Before I Go to Sleep by S.J. Watson
My rating: 4 of 5 stars
S. J Watson took on an extremely difficult concept when he wrote Before I Go To Sleep. The novel is a thriller written entirely from the point of view of Christine Lucas, a woman who suffers from a type of amnesia that causes her to forget most of her life each time she falls into a deep sleep. It begins when she wakes up in bed with an older man she doesn't know. A glance in the bathroom mirror and a quick study of some photographs that have been taped on the glass, show Christine that she is no longer the twenty something young woman she thought she was. She is middle aged. The man she was sleeping with tells her they are married and explains her memory issues. This appears to be her life, to wake up and have to start over again each day.
Watson's writing grabs the reader immediately. The intensity drops off somewhat as the book continues, but given the structure Watson chose it is amazing how well he kept my attention.
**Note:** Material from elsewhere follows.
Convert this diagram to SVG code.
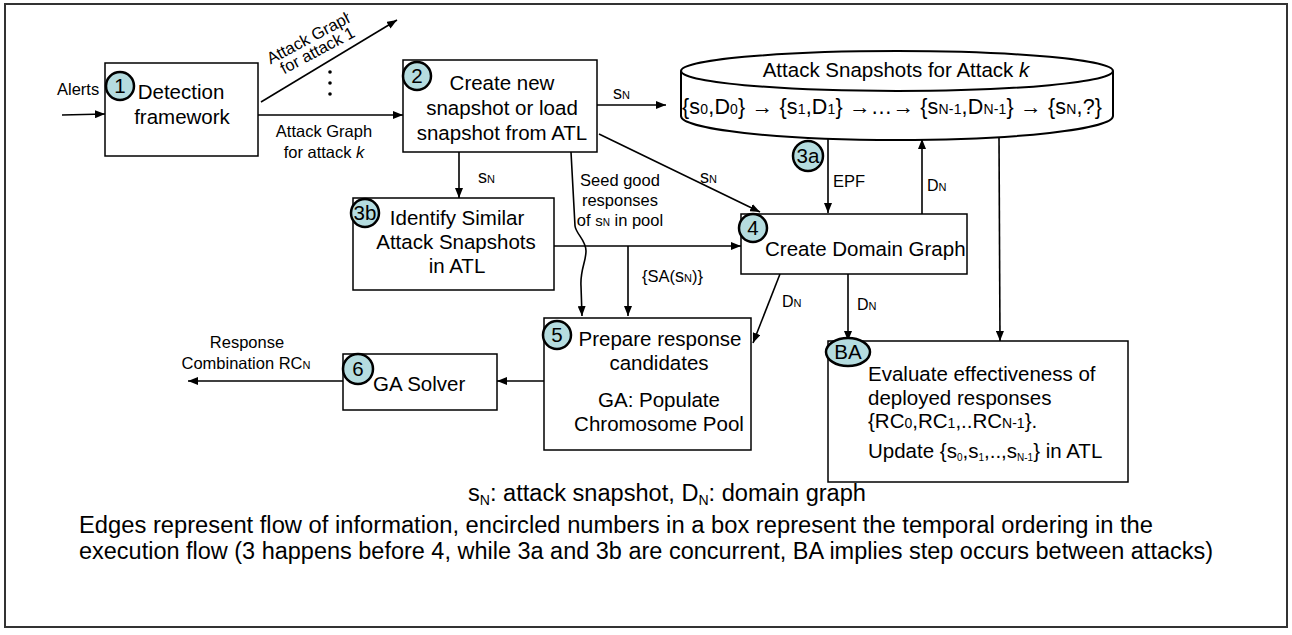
<svg xmlns="http://www.w3.org/2000/svg" width="1292" height="635" viewBox="0 0 1292 635">
<style>
text{font-family:"Liberation Sans",Arial,sans-serif;fill:#000}
.t{font-size:20.5px}
.l{font-size:16.5px}
.c{text-anchor:middle}
.box{fill:#fff;stroke:#000;stroke-width:1.5}
.badge{fill:#b5dcdf;stroke:#000;stroke-width:2.5}
.e{fill:none;stroke:#000;stroke-width:1.6}
.a{marker-end:url(#ah)}
.sub{font-size:14px}
.ls{font-size:18px}
.ln{font-size:11px}
.cap{font-size:23.5px}
</style>
<defs>
<marker id="ah" viewBox="0 0 10 8" markerWidth="10" markerHeight="8" markerUnits="userSpaceOnUse" refX="10" refY="4" orient="auto"><path d="M0,0 L10,4 L0,8 z" fill="#000"/></marker>
<clipPath id="clipAG"><rect x="-60" y="-30" width="104" height="40"/></clipPath>
</defs>
<rect x="5" y="4" width="1282" height="623" fill="#fff" stroke="#333" stroke-width="2"/>

<g id="connectors">
<path class="e a" d="M62,115 L105,114"/>
<text class="l" x="57" y="95">Alerts</text>
<path class="e a" d="M258,115 L403,115"/>
<text class="l c" x="324" y="137">Attack Graph</text>
<text class="l c" x="324" y="158">for attack <tspan font-style="italic">k</tspan></text>
<path class="e a" d="M261,102 L397,20"/>
<g transform="translate(313,42) rotate(-28)">
<text class="l c" x="0" y="0" clip-path="url(#clipAG)">Attack Graph</text>
<text class="l c" x="0" y="15">for attack 1</text>
</g>
<circle cx="330" cy="72" r="1.8"/><circle cx="330" cy="83" r="1.8"/><circle cx="330" cy="94" r="1.8"/>
<path class="e a" d="M597,105 L666,105"/>
<text x="613" y="99"><tspan class="ls">s</tspan><tspan class="ln">N</tspan></text>
<path class="e a" d="M459,152 L459,198"/>
<text x="478" y="183"><tspan class="ls">s</tspan><tspan class="ln">N</tspan></text>
<path class="e a" d="M599,134 L760,212"/>
<text x="700" y="183"><tspan class="ls">s</tspan><tspan class="ln">N</tspan></text>
<path class="e a" d="M571,152 L575,226 C576,234 586,240 586,251 C586,262 580,270 581,286 L582,316"/>
<text class="l c" x="620" y="186">Seed good</text>
<text class="l c" x="620" y="206">responses</text>
<text class="l c" x="620" y="226">of <tspan font-size="15">s</tspan><tspan font-size="10">N</tspan> in pool</text>
<path class="e a" d="M554,246 L741,246"/>
<path class="e a" d="M628,246 L628,316"/>
<text class="l" x="642" y="282">{SA(<tspan class="ls">s</tspan><tspan class="ln">N</tspan>)}</text>
<path class="e a" d="M828,136 L828,213"/>
<text class="l" x="833" y="187">EPF</text>
<path class="e a" d="M922,214 L922,139"/>
<text x="927" y="191"><tspan font-size="16">D</tspan><tspan class="ln">N</tspan></text>
<path class="e a" d="M999,136 L1000,341"/>
<path class="e a" d="M780,274 L753,343"/>
<text x="782" y="307"><tspan font-size="16">D</tspan><tspan class="ln">N</tspan></text>
<path class="e a" d="M848,274 L848,341"/>
<text x="857" y="310"><tspan font-size="16">D</tspan><tspan class="ln">N</tspan></text>
<path class="e a" d="M544,381 L497,381"/>
<path class="e a" d="M343,381 L188,381"/>
<text class="l c" x="247" y="348">Response</text>
<text class="l c" x="246" y="369">Combination RC<tspan class="ln">N</tspan></text>
</g>

<g id="n1">
<rect class="box" x="105" y="63" width="153" height="93"/>
<circle class="badge" cx="120" cy="86" r="14"/>
<text class="t c" x="120" y="93">1</text>
<text class="t c" x="181" y="99">Detection</text>
<text class="t c" x="182" y="124">framework</text>
</g>

<g id="n2">
<rect class="box" x="403" y="60" width="194" height="92"/>
<circle class="badge" cx="417" cy="76" r="14"/>
<text class="t c" x="417" y="83">2</text>
<text class="t c" x="502" y="90">Create new</text>
<text class="t c" x="502" y="115">snapshot or load</text>
<text class="t c" x="502" y="140">snapshot from ATL</text>
</g>

<g id="atl">
<path d="M681,71 A216,20 0 0 1 1113,71 L1113,116 A216,24 0 0 1 681,116 Z" fill="#fff" stroke="#000" stroke-width="2"/>
<path d="M681,71 A216,20 0 0 0 1113,71" fill="none" stroke="#000" stroke-width="2"/>
<text class="t c" x="896" y="77">Attack Snapshots for Attack <tspan font-style="italic">k</tspan></text>
<text font-size="21.5" x="682" y="114" textLength="420">{s<tspan class="sub">0</tspan>,D<tspan class="sub">0</tspan>}  → {s<tspan class="sub">1</tspan>,D<tspan class="sub">1</tspan>} →…→ {s<tspan class="sub">N-1</tspan>,D<tspan class="sub">N-1</tspan>} → {s<tspan class="sub">N</tspan>,?}</text>
</g>

<g id="n3a">
<circle class="badge" cx="808" cy="156" r="15"/>
<text class="t c" x="808" y="163">3a</text>
</g>

<g id="n3b">
<rect class="box" x="353" y="198" width="201" height="92"/>
<circle class="badge" cx="365" cy="213" r="14"/>
<text class="t c" x="365" y="220">3b</text>
<text class="t c" x="457" y="225">Identify Similar</text>
<text class="t c" x="456" y="249">Attack Snapshots</text>
<text class="t c" x="457" y="273">in ATL</text>
</g>

<g id="n4">
<rect class="box" x="741" y="214" width="226" height="60"/>
<circle class="badge" cx="753" cy="228" r="14"/>
<text class="t c" x="753" y="235">4</text>
<text class="t" x="765" y="256">Create Domain Graph</text>
</g>

<g id="n5">
<rect class="box" x="544" y="318" width="207" height="132"/>
<circle class="badge" cx="557" cy="335" r="14"/>
<text class="t c" x="557" y="342">5</text>
<text class="t c" x="660" y="346">Prepare response</text>
<text class="t c" x="659" y="370">candidates</text>
<text class="t c" x="659" y="407">GA: Populate</text>
<text class="t c" x="659" y="431">Chromosome Pool</text>
</g>

<g id="n6">
<rect class="box" x="343" y="354" width="154" height="56"/>
<circle class="badge" cx="358" cy="369" r="15"/>
<text class="t c" x="358" y="376">6</text>
<text class="t" x="373" y="391">GA Solver</text>
</g>

<g id="nBA">
<rect class="box" x="828" y="341" width="300" height="141"/>
<ellipse class="badge" cx="848" cy="352" rx="22" ry="14"/>
<text class="t c" x="848" y="359">BA</text>
<text class="t" x="868" y="381">Evaluate effectiveness of</text>
<text class="t" x="868" y="405">deployed responses</text>
<text class="t" x="868" y="428">{RC<tspan class="sub">0</tspan>,RC<tspan class="sub">1</tspan>,..RC<tspan class="sub">N-1</tspan>}.</text>
<text class="t" x="868" y="458">Update {s<tspan font-size="10" dy="3">0</tspan><tspan dy="-3">,s</tspan><tspan font-size="10" dy="3">1</tspan><tspan dy="-3">,..,s</tspan><tspan font-size="10" dy="3">N-1</tspan><tspan dy="-3">} in ATL</tspan></text>
</g>

<g id="caption">
<text class="cap" x="468" y="501" textLength="398" lengthAdjust="spacingAndGlyphs">s<tspan font-size="14" dy="4">N</tspan><tspan dy="-4">: attack snapshot, D</tspan><tspan font-size="14" dy="4">N</tspan><tspan dy="-4">: domain graph</tspan></text>
<text class="cap" x="79" y="533" textLength="1074" lengthAdjust="spacingAndGlyphs">Edges represent flow of information, encircled numbers in a box represent the temporal ordering in the</text>
<text class="cap" x="79" y="559" textLength="1134" lengthAdjust="spacingAndGlyphs">execution flow (3 happens before 4, while 3a and 3b are concurrent, BA implies step occurs between attacks)</text>
</g>
</svg>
Christine receives a call from a young psychiatrist, Dr. Nash, who has been seeing her despite the resistance of her husband, Ben, to her having any professional help. Nash tells her she's been keeping a journal and explains where she's hidden it. The journal is the means Watson uses to provide some continuity to the story.
There were a few times when Christine remembered things that seemed unlikely for anyone to remember, especially someone with her condition. For example she recognizing a woman doctor from a picture that had been flashed to her days earlier when she was undergoing a scan. It couldn't have been a memory from her journal. There were also a number of times when she would say she felt tired and wanted to rest. She didn't seem to be afraid to fall asleep, which struck me as odd. But for the most part there were very few contradictions in the book.
I loved the way the author created characters that all had their flaws, including Christine. Throughout the book I was sure there were people around her who could not be trusted, but I didn't know which ones she should have been concerned about. I created a number of theories while I read the book and only one of those turned out to be right.
This is a book club choice and a good example of an enjoyable read that I wouldn't have picked on my own.